"The go-to perspective on prostitution from many progressives in Canada these days seems to be a fairly hard and fast vote for decriminalization or legalization. Even many of our beloved East Vancouver lefties seem convinced that the most progressive position to take is one of "sex as work," arguing that debates around prostitution should prioritize labour rights, allowing women to come out from the underground and"'into the light" as free and autonomous workers."
In any other area progressives do serious research and make moral decisions based on the good of the collective not just the individual. I believe the progressive community has abdicated that role concerning prostitution. It's much easier to just be "sex positive" and swallow simplistic neoliberal logic.
Migrant farm workers might prefer to have exploitative work in Canada if the alternative is not to work in Canada at all. The same goes for domestic workers. If Canadians could pay foreign domestic workers a hundred dollars a month plus room and board I am sure many more people would import fully willing domestic workers. Having a law preventing this is therefore denying workers and employers from entering into a voluntary contract. How dare we!

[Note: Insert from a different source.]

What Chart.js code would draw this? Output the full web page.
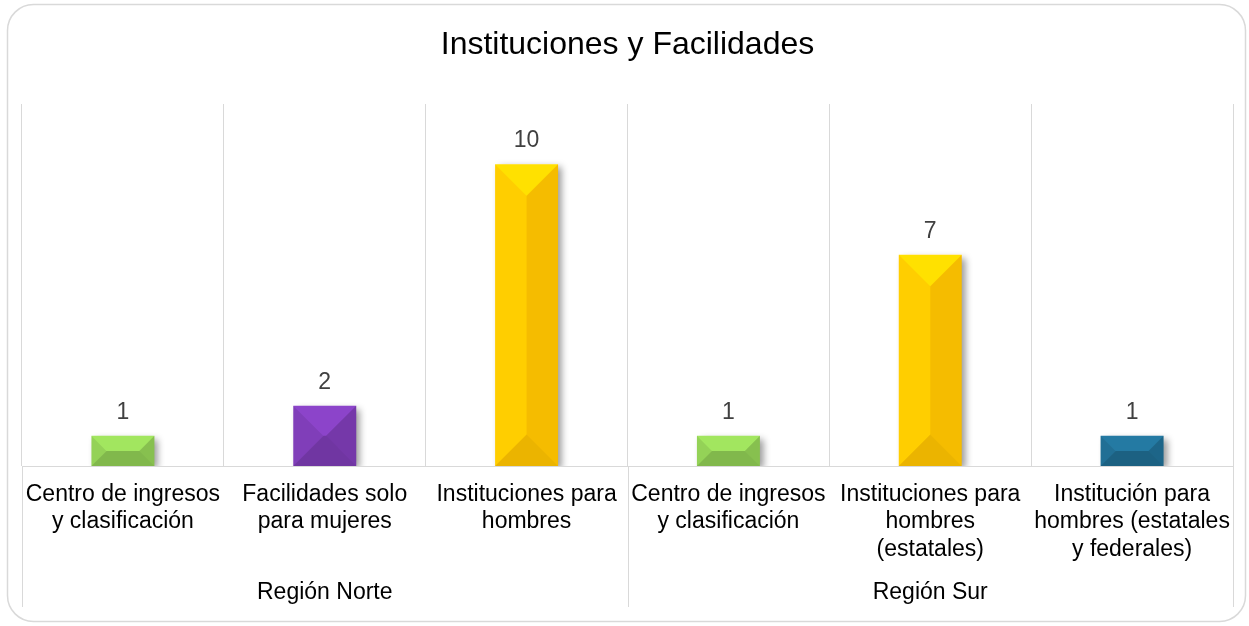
<!DOCTYPE html>
<html>
<head>
<meta charset="utf-8">
<script src="https://cdn.jsdelivr.net/npm/chart.js@4/dist/chart.umd.min.js"></script>
<style>
html,body{margin:0;padding:0;background:#fff;}
#wrap{position:relative;width:1249px;height:626px;}
</style>
</head>
<body>
<div id="wrap"><canvas id="c"></canvas></div>
<script>
const chartTitle = 'Instituciones y Facilidades';
const categories = [
  ['Centro de ingresos','y clasificación'],
  ['Facilidades solo','para mujeres'],
  ['Instituciones para','hombres'],
  ['Centro de ingresos','y clasificación'],
  ['Instituciones para','hombres','(estatales)'],
  ['Institución para','hombres (estatales','y federales)']
];
const regions = ['Región Norte','Región Sur'];
const regionSizes = [3, 3];
const values = [1, 2, 10, 1, 7, 1];
const barColors = ['#8DC853','#7A3BB0','#FFC400','#8DC853','#FFC400','#1F6A8E'];

const FONT = "'Liberation Sans', Arial, sans-serif";
const GRID = '#d9d9d9';

const frame = {
  id: 'frame',
  beforeDraw(chart) {
    const ctx = chart.ctx;
    ctx.save();
    ctx.fillStyle = '#fff';
    ctx.fillRect(0, 0, chart.width, chart.height);
    ctx.strokeStyle = GRID;
    ctx.lineWidth = 1.5;
    ctx.beginPath();
    ctx.roundRect(7.5, 4.5, chart.width - 11, chart.height - 9, 26);
    ctx.stroke();
    ctx.restore();
  }
};

const groupLines = {
  id: 'groupLines',
  afterDraw(chart) {
    const x = chart.scales.x, x2 = chart.scales.x2;
    const ctx = chart.ctx;
    const bounds = [x.left];
    let acc = 0;
    regionSizes.forEach(n => {
      acc += n;
      if (acc < categories.length) {
        bounds.push((x.getPixelForValue(acc - 1) + x.getPixelForValue(acc)) / 2);
      }
    });
    bounds.push(x.right);
    ctx.save();
    ctx.strokeStyle = GRID;
    ctx.lineWidth = 1;
    bounds.forEach(b => {
      const px = Math.round(b) + 0.5;
      ctx.beginPath();
      ctx.moveTo(px, chart.chartArea.bottom);
      ctx.lineTo(px, x2.bottom);
      ctx.stroke();
    });
    ctx.restore();
  }
};

function hexToRgba(hex, a) {
  const n = parseInt(hex.slice(1), 16);
  return 'rgba(' + ((n >> 16) & 255) + ',' + ((n >> 8) & 255) + ',' + (n & 255) + ',' + a + ')';
}

const bevel = {
  id: 'bevel',
  beforeDatasetsDraw(chart) {
    const ctx = chart.ctx;
    ctx.save();
    ctx.shadowColor = 'rgba(0,0,0,0.4)';
    ctx.shadowBlur = 7;
    ctx.shadowOffsetX = 4;
    ctx.shadowOffsetY = 3;
  },
  afterDatasetsDraw(chart) {
    const ctx = chart.ctx;
    ctx.restore();
    const meta = chart.getDatasetMeta(0);
    meta.data.forEach((bar, i) => {
      const p = bar.getProps(['x','y','width','base'], true);
      const l = p.x - p.width / 2, r = p.x + p.width / 2, t = p.y, b = p.base;
      const h = b - t;
      const d = Math.min(p.width / 2, h / 2);
      const poly = (pts, fill, op) => {
        ctx.save();
        ctx.globalCompositeOperation = op || 'source-over';
        ctx.beginPath();
        ctx.moveTo(pts[0][0], pts[0][1]);
        for (let k = 1; k < pts.length; k++) ctx.lineTo(pts[k][0], pts[k][1]);
        ctx.closePath();
        ctx.fillStyle = fill;
        ctx.fill();
        ctx.restore();
      };
      const c = barColors[i];
      poly([[l,t],[r,t],[r-d,t+d],[l+d,t+d]], hexToRgba(c, 0.15), 'lighter');
      poly([[l,t],[l+d,t+d],[l+d,b-d],[l,b]], hexToRgba(c, 0.05), 'lighter');
      poly([[r,t],[r,b],[r-d,b-d],[r-d,t+d]], 'rgba(0,0,0,0.04)');
      poly([[l,b],[l+d,b-d],[r-d,b-d],[r,b]], 'rgba(0,0,0,0.08)');
      ctx.save();
      ctx.fillStyle = '#404040';
      ctx.font = '23px ' + FONT;
      ctx.textAlign = 'center';
      ctx.textBaseline = 'alphabetic';
      ctx.fillText(String(values[i]), p.x, t - 17);
      ctx.restore();
    });
  }
};

new Chart(document.getElementById('c'), {
  type: 'bar',
  data: {
    labels: categories,
    datasets: [{
      data: values,
      backgroundColor: barColors,
      borderWidth: 0,
      categoryPercentage: 0.312,
      barPercentage: 1
    }]
  },
  options: {
    responsive: true,
    maintainAspectRatio: false,
    animation: false,
    devicePixelRatio: 1,
    layout: { padding: { left: 22, right: 16, top: 0, bottom: 19 } },
    plugins: {
      legend: { display: false },
      tooltip: { enabled: false },
      title: {
        display: true,
        text: chartTitle,
        color: '#000',
        font: { family: FONT, size: 32, weight: 'normal', lineHeight: 1.2 },
        padding: { top: 26, bottom: 39.6 }
      }
    },
    scales: {
      y: { display: false, min: 0, max: 12 },
      x: {
        offset: true,
        grid: { offset: true, color: GRID, lineWidth: 1, drawTicks: false },
        border: { color: GRID, width: 1 },
        afterFit(scale) { scale.height = 99; },
        ticks: {
          autoSkip: false, maxRotation: 0, minRotation: 0,
          padding: 15, color: '#000',
          font: { family: FONT, size: 23, lineHeight: 1.19 }
        }
      },
      x2: {
        type: 'category',
        labels: regions,
        position: 'bottom',
        offset: true,
        grid: { display: false, drawTicks: false },
        border: { display: false },
        afterFit(scale) { scale.height = 42; },
        ticks: {
          autoSkip: false, maxRotation: 0, padding: 14, color: '#000',
          font: { family: FONT, size: 23, lineHeight: 1.2 }
        }
      }
    }
  },
  plugins: [frame, groupLines, bevel]
});
</script>
</body>
</html>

While it is true streetwalkers only represent around 15% of workers in what industry would it be okay to use workers in such desperate straits to do such a dangerous job? The fact that they are being hired by individual johns makes it okay?
On one hand there seems to be a distinct lack of class analysis -- we forget that there are reasons that some women are prostituted while others are not, that some women have a "choice" while others do not. On the other, because decriminalization has, in part, been framed as a labour issue (i.e. that this is a job like any other and, therefore, should be treated in the same way any other service sector job is, in terms of laws), the gender and race factors fall to the wayside and we forget that prostitution impacts women and, in particular, racialized women in an inordinate way. Prostitution simply doesn't happen to men in the same way that it does to women. It is no mere coincidence that the missing and murdered women and that Pickton's victim's were, largely Aboriginal women, that many of the women on the streets in the Downtown Eastside of Vancouver are Aboriginal. Where is the race, the gender, and the class analysis within decriminalization rhetoric? How will licensing help women who cannot "work" legally? How will decriminalizing male buyers, male abusers, pimps and johns keep women safe from these men? Particularly when so many of the women being bought and sold have little choice in the matter?

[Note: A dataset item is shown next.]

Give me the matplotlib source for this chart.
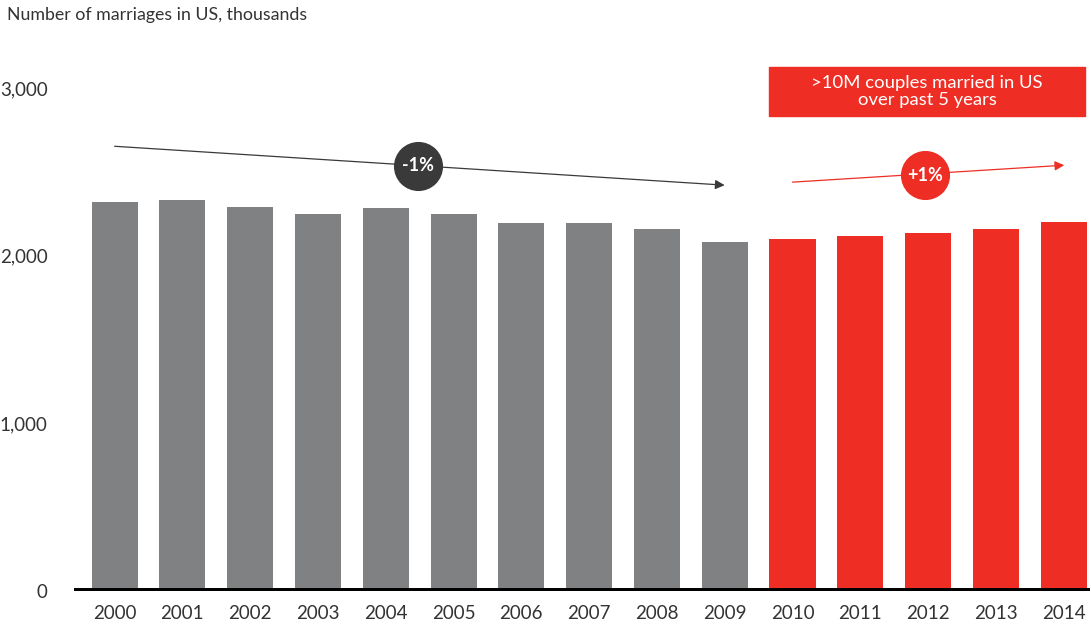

Why has decriminalization been positioned as the progressive position to take in Canada?
This comes from a rabble blog so I hope we can discuss the article here. It fits in nicely with my complaints to Oldgoat in this post http://rabble.ca/comment/1424725#comment-1424725
This is supposed to be a progressive message board.
Please don't start the actual class analysis in this thread because I would like to keep it on the topic of why progressives have abandoned it so easily as well as lobbying for the feminist forum to be protected.